Data block —

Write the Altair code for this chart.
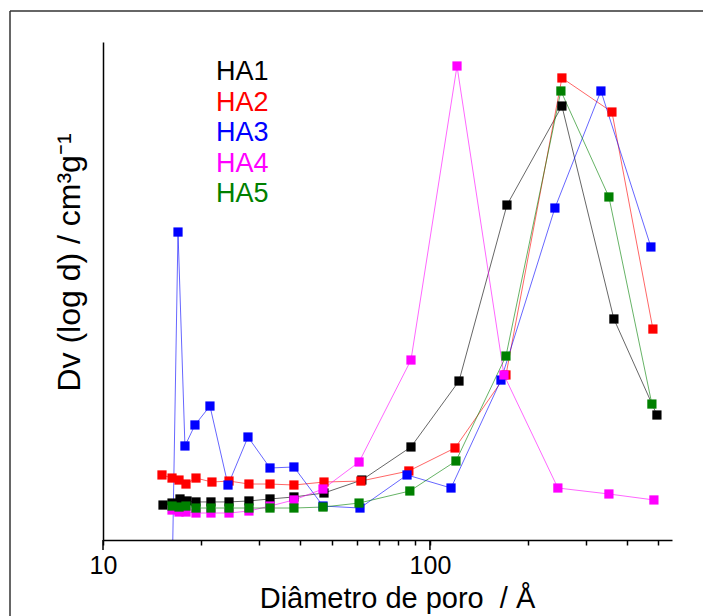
import altair as alt
import pandas as pd

# Pore-size distributions (BJH), Dv(log d) in cm3/g versus pore diameter in angstrom
names = ["HA1", "HA2", "HA3", "HA4", "HA5"]
colors = ["#000000", "#ff0000", "#0000ff", "#ff00ff", "#008000"]

ha1_d = [15.26, 16.26, 17.20, 18.07, 19.25, 21.39, 24.29, 27.95, 32.42, 38.37,
         47.42, 61.9, 87.5, 122.7, 172.0, 253.3, 365.3, 494.6]
ha1_v = [0.0351, 0.0371, 0.0412, 0.0392, 0.0382, 0.0382, 0.0382, 0.0392, 0.0412, 0.0432,
         0.0472, 0.0602, 0.0934, 0.1596, 0.3363, 0.4357, 0.2219, 0.1255]

ha2_d = [15.15, 16.26, 17.08, 17.94, 19.25, 21.54, 24.29, 27.95, 32.42, 38.37,
         47.42, 61.5, 86.2, 119.3, 170.8, 253.3, 360.3, 480.8]
ha2_v = [0.0653, 0.0622, 0.0602, 0.0562, 0.0622, 0.0582, 0.0592, 0.0562, 0.0562, 0.0552,
         0.0582, 0.0592, 0.0693, 0.0924, 0.1657, 0.4639, 0.4297, 0.2118]

ha3_d = [16.26, 16.96, 17.81, 19.11, 21.24, 24.12, 27.76, 32.42, 38.37, 47.09,
         61.1, 85.1, 116.0, 164.9, 241.1, 333.4, 474.1]
ha3_v = [-0.045, 0.3092, 0.0944, 0.1155, 0.1345, 0.0552, 0.1034, 0.0723, 0.0733, 0.0341,
         0.0321, 0.0653, 0.0522, 0.1606, 0.3333, 0.4508, 0.2942]

ha4_d = [16.26, 17.08, 17.94, 19.25, 21.39, 24.29, 27.95, 32.42, 38.37, 47.09,
         60.7, 87.5, 121.0, 168.4, 246.2, 352.7, 484.2]
ha4_v = [0.0301, 0.0281, 0.0281, 0.0271, 0.0271, 0.0271, 0.0291, 0.0341, 0.0402, 0.0512,
         0.0783, 0.1807, 0.4759, 0.1657, 0.0522, 0.0462, 0.0402]

ha5_d = [16.26, 17.08, 17.94, 19.25, 21.39, 24.29, 27.95, 32.42, 38.37, 47.09,
         60.7, 86.8, 120.1, 170.8, 251.5, 352.7, 477.4]
ha5_v = [0.0341, 0.0331, 0.0341, 0.0321, 0.0321, 0.0321, 0.0321, 0.0321, 0.0321, 0.0331,
         0.0371, 0.0492, 0.0793, 0.1847, 0.4508, 0.3444, 0.1365]

x_ticks = [10, 20, 30, 40, 50, 60, 70, 80, 90, 100, 200, 300, 400, 500]
major_ticks = [10, 100]

series = [(ha1_d, ha1_v), (ha2_d, ha2_v), (ha3_d, ha3_v), (ha4_d, ha4_v), (ha5_d, ha5_v)]
frames = []
for name, (ds, vs) in zip(names, series):
    frames.append(pd.DataFrame({"series": name, "idx": range(len(ds)), "d": ds, "v": vs}))
df = pd.concat(frames, ignore_index=True)

FONT = "Liberation Sans"
x_scale = alt.Scale(type="log", domain=[10, 550], nice=False)

x_enc = alt.X(
    "d:Q",
    scale=x_scale,
    axis=alt.Axis(
        values=x_ticks,
        format="d",
        labelExpr="datum.value == 10 || datum.value == 100 ? datum.label : ''",
        labelOverlap=False,
        labelFlush=False,
        labelFont=FONT,
        labelFontSize=25,
        labelColor="black",
        labelPadding=8,
        tickColor="black",
        tickWidth=1.5,
        tickSize=5,
        domainColor="black",
        domainWidth=1.5,
        grid=False,
        title="Diâmetro de poro\u00a0 / Å",
        titleFont=FONT,
        titleFontSize=29,
        titleFontWeight="normal",
        titleColor="black",
        titlePadding=6,
        titleX=294,
        titleAlign="center",
        zindex=1,
    ),
)
y_enc = alt.Y(
    "v:Q",
    scale=alt.Scale(domain=[0, 0.5], nice=False),
    axis=alt.Axis(
        ticks=False,
        labels=False,
        grid=False,
        domainColor="black",
        domainWidth=1.5,
        title="Dv (log d) / cm³g⁻¹",
        titleFont=FONT,
        titleFontSize=32,
        titleFontWeight="normal",
        titleColor="black",
        titleX=-24,
        titleY=220,
        titleBaseline="alphabetic",
        zindex=1,
    ),
)

line_layers = []
point_layers = []
for name, c in zip(names, colors):
    sub = df[df["series"] == name]
    line_layers.append(
        alt.Chart(sub).mark_line(color=c, strokeWidth=1, opacity=0.6, clip=True).encode(
            x=x_enc, y=y_enc, order="idx:Q"
        )
    )
    point_layers.append(
        alt.Chart(sub).mark_square(color=c, size=85, opacity=1, clip=True).encode(
            x=x_enc, y=y_enc
        )
    )

one = pd.DataFrame({"k": [0]})

# white band under the x axis so curves never show below the plot area
below_axis = alt.Chart(one).mark_rect(color="white", clip=False).encode(
    x=alt.value(-2), x2=alt.value(575), y=alt.value(499), y2=alt.value(580)
)

# longer ticks at the decades
major = alt.Chart(pd.DataFrame({"t": major_ticks})).mark_rule(
    color="black", strokeWidth=1.5, clip=False
).encode(
    x=alt.X("t:Q", scale=x_scale), y=alt.value(498), y2=alt.value(508)
)

legend_layers = []
for i, (n, c) in enumerate(zip(names, colors)):
    legend_layers.append(
        alt.Chart(one).mark_text(
            text=n, color=c, font=FONT, fontSize=27, align="left", baseline="middle"
        ).encode(x=alt.value(113), y=alt.value(30 + 30.5 * i))
    )

frame_left = alt.Chart(one).mark_rule(color="#333333", strokeWidth=1.5, clip=False).encode(
    x=alt.value(-93), y=alt.value(-31), y2=alt.value(620)
)
frame_top = alt.Chart(one).mark_rule(color="#333333", strokeWidth=1.5, clip=False).encode(
    x=alt.value(-93), x2=alt.value(640), y=alt.value(-31)
)

chart = alt.layer(
    *line_layers, below_axis, major, *point_layers, *legend_layers, frame_left, frame_top
).properties(
    width=569,
    height=498,
    padding={"left": 103, "top": 42, "right": 31, "bottom": 76},
    autosize=alt.AutoSizeParams(type="none"),
    background="white",
).configure_view(strokeWidth=0)

chart.save("out.html", embed_options={"renderer": "svg", "actions": False})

Task directions —
With the pictures left out, restate word for word every line of the data above, from the first down to the line that contains "0.0472, 0.0602, 0.0934, 0.1596, 0.3363, 0.4357, 0.2219, 0.1255]".

Problem solution —
Write the Altair code for this chart.
import altair as alt
import pandas as pd

# Pore-size distributions (BJH), Dv(log d) in cm3/g versus pore diameter in angstrom
names = ["HA1", "HA2", "HA3", "HA4", "HA5"]
colors = ["#000000", "#ff0000", "#0000ff", "#ff00ff", "#008000"]

ha1_d = [15.26, 16.26, 17.20, 18.07, 19.25, 21.39, 24.29, 27.95, 32.42, 38.37,
         47.42, 61.9, 87.5, 122.7, 172.0, 253.3, 365.3, 494.6]
ha1_v = [0.0351, 0.0371, 0.0412, 0.0392, 0.0382, 0.0382, 0.0382, 0.0392, 0.0412, 0.0432,
         0.0472, 0.0602, 0.0934, 0.1596, 0.3363, 0.4357, 0.2219, 0.1255]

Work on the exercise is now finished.